Don’t worry, even the greatest poker players in the world get stumped - and regularly. The question of what you should do next crops up more frequently than a mole rat in a fairground attraction with a plastic hammer.
To help you figure it all out, here are three variables for you to consider when you are trying to figure out what to do next in a poker tournament.
Hand Ranges: A range of hands is a number of likely card combinations a poker player is holding in a game of poker.

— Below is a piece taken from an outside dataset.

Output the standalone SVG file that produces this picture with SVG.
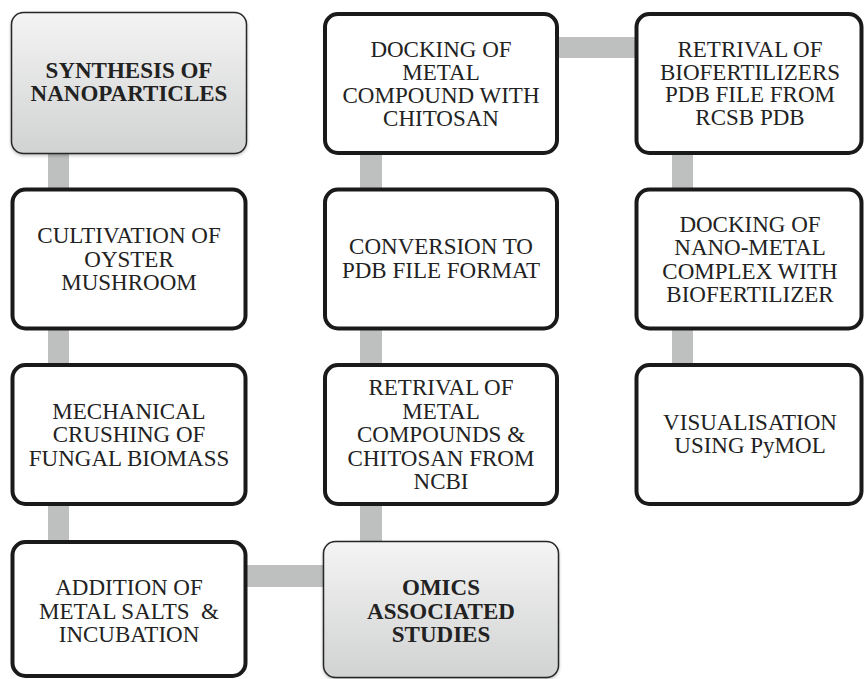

A range is not expressed as a number, such as 1, 2 or 3; it is expressed as a series of card combinations, like AA, KK, QQ or 78s.
A hand range is predicted based on a series of variables such as player type, game dynamic, position, and history.
Pot Equity: Pot equity is the term used to define how much money you stand to win - or lose - in a particular hand, if the same situation presented itself over a large sample of hands.
Fold Equity: Fold equity is the likelihood that you will win the hand without showdown i.e. you manage to force your opponent to fold a better hand.
All three of these factors allow you to determine what course of action to take in a game of poker, based on your expected value in the hand.
Once you understand your opponents likely range of hands and how much pot and fold equity you have, then you can complete the analysis with a little bit of maths to determine what your next course of action should be.
Theoretically, if you always make the correct mathematical decision, over the long run, you should fall on the winning side of the poker line.